Here's what you'll need...

You'll Need:

– 222 grams confectioners' sugar – 148 grams super fine almond flour – 124 grams egg whites room temperature – ½ teaspoon cream of tartar – 46 grams granulated sugar – gel food coloring

Prep Work:

Separate egg whites from yolks and allow egg whites to come to room temperature.

Prep Work:

Measure dry ingredients using a kitchen scale. Double-sift the almond flour and confectioners' sugar together in a large mixing bowl.

Prep Work:

Wipe down the mixing bowl and whisk attachment with a little white vinegar on a paper towel to remove any leftover oils.

Prep Work:

Print off the macaron template. Place them on a sheet pan underneath a piece of parchment paper. Prepare your piping bag with a ½ inch round tip.

French Meringue:

Add room temperature egg whites and cream of tartar to a stand mixer bowl fitted with a whisk attachment. Whip on medium-low speed until the eggs are very foamy, about 3 minutes.

French Meringue:

Add a third of the granulated sugar at a time, allowing the mixer to beat in each batch of sugar for about 45 seconds before adding in another batch.

French Meringue:

Once all the granulated sugar is incorporated, turn the mixer speed to medium-high and allow the egg whites to continue to whip until stiff peaks form, about 10 - 11 minutes. A stiff peak should stand straight up (no curl at the tip).

Dry Ingredients:

Pour the sifted almond flour & confectioners' sugar into the meringue mixture and gently fold them together using a silicone spatula.

Dry Ingredients:

Continue until all the meringue is fully incorporated and no dry bits of almond flour remain on the bottom of the bowl.

Color Batter:

Add 5-6 drops of gel food coloring. Then, begin working the batter until everything is fully incorporated (this is called the macaronage process).

Macaronage:

Slowly spread the mixture along the side of the bowl, then wipe it back down. Be sure to do this gently. Repeat until the mixture has reached a smooth, shiny, flowing consistency.

Pipe Macarons:

Pour the batter into the prepared piping bag.
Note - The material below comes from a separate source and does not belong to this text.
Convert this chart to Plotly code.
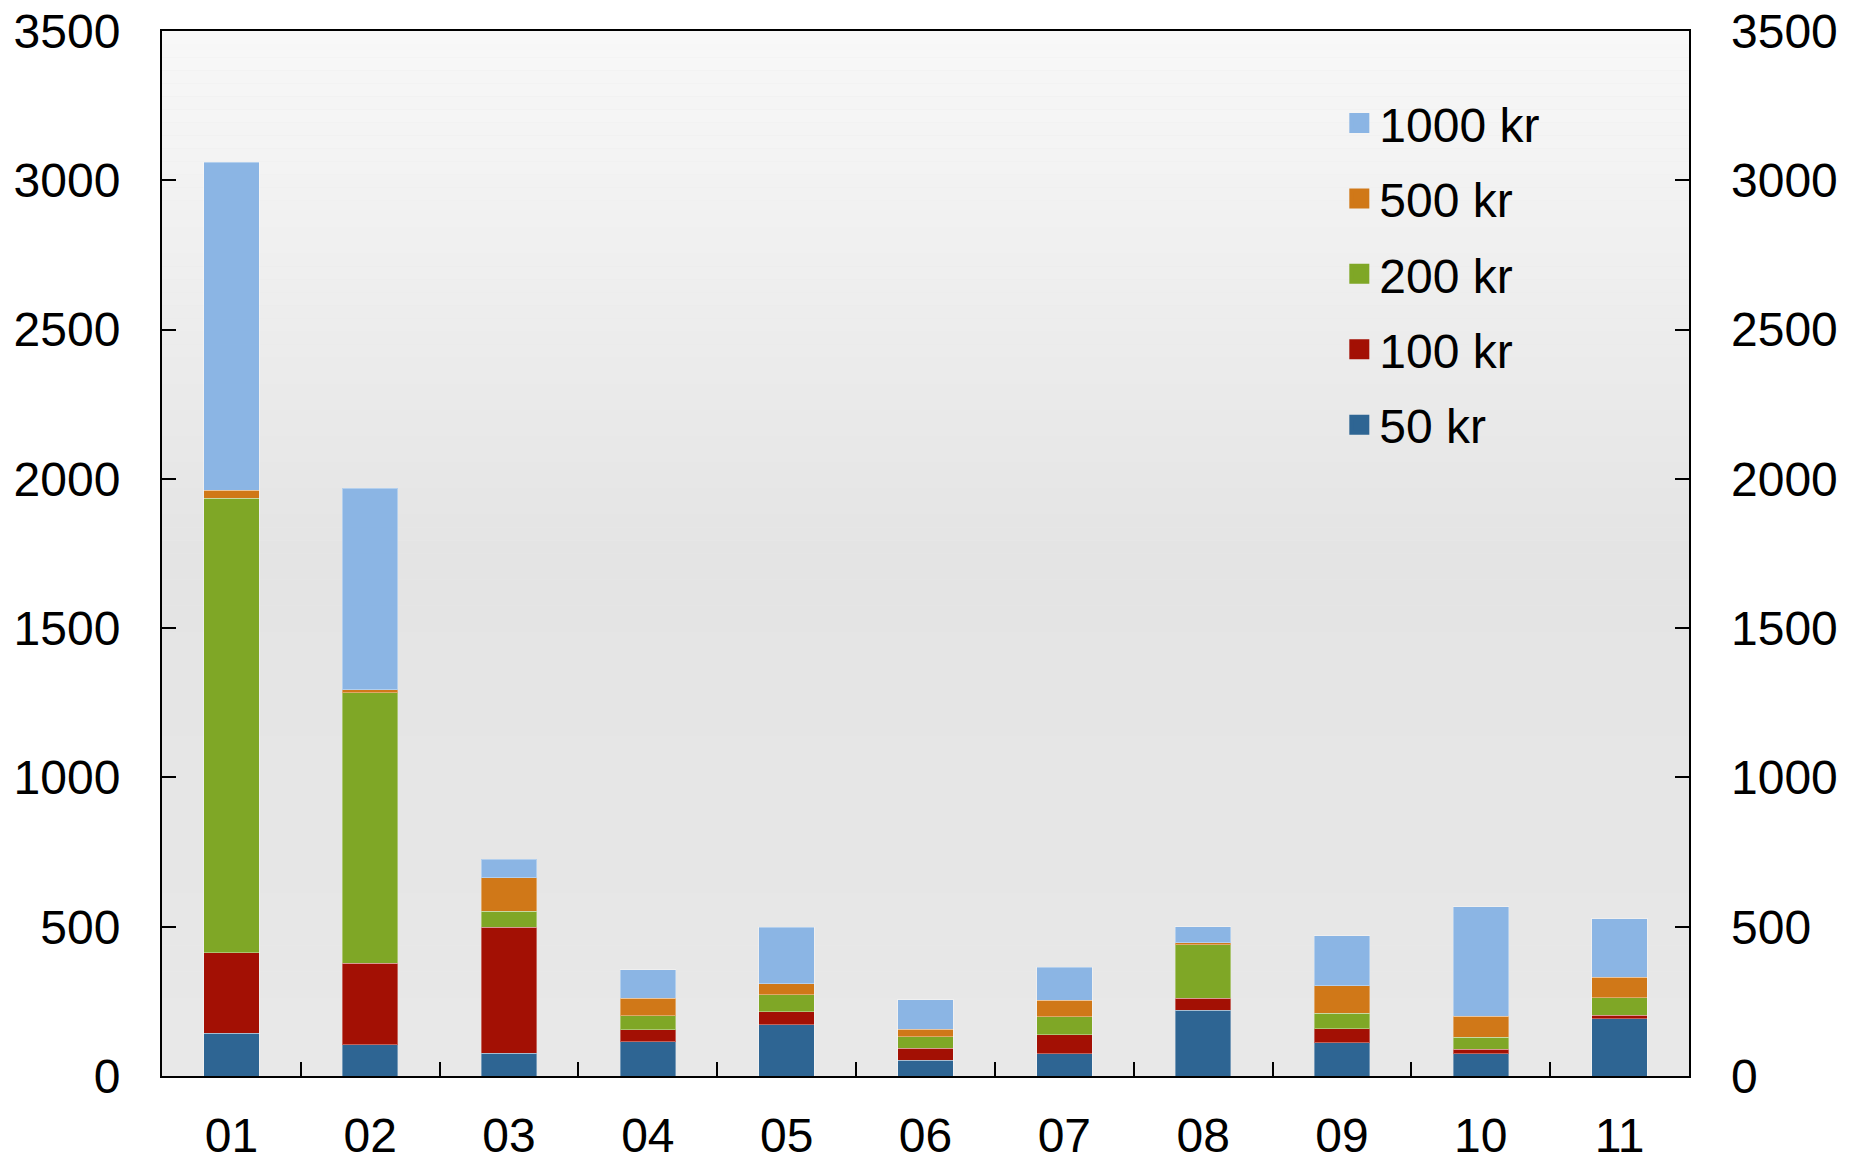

Hold the bag vertically, and gently pipe 1.5 inch circles. Once you have reached the desired size, release the pressure on the bag and twist your wrist without lifting up.

Pipe Macarons:

Bang the sheet pan down the counter a few times to release any air bubbles. Pop the air bubbles with a toothpick.

Rest Macarons:

Allow the batter to sit on the counter and dry for 60+ minutes until a thin "skin" develops, and you can touch the tops without ruining the macaron.

Bake Macarons:

Bake one sheet at a time on the center rack of a preheated 300°F (150°C) oven for 18 - 22 minutes. You can test that the macarons are done by gently touching the edge and the feet of the macarons. If the shell wiggles, is sticky, or wet, the macarons need to bake longer.

Fill Macarons:

Match up macaron cookies so they are paired with a similar size/shaped cookie. Pipe your desired filling on one side of the macaron shell. Gently place the matching shell on top of the filling.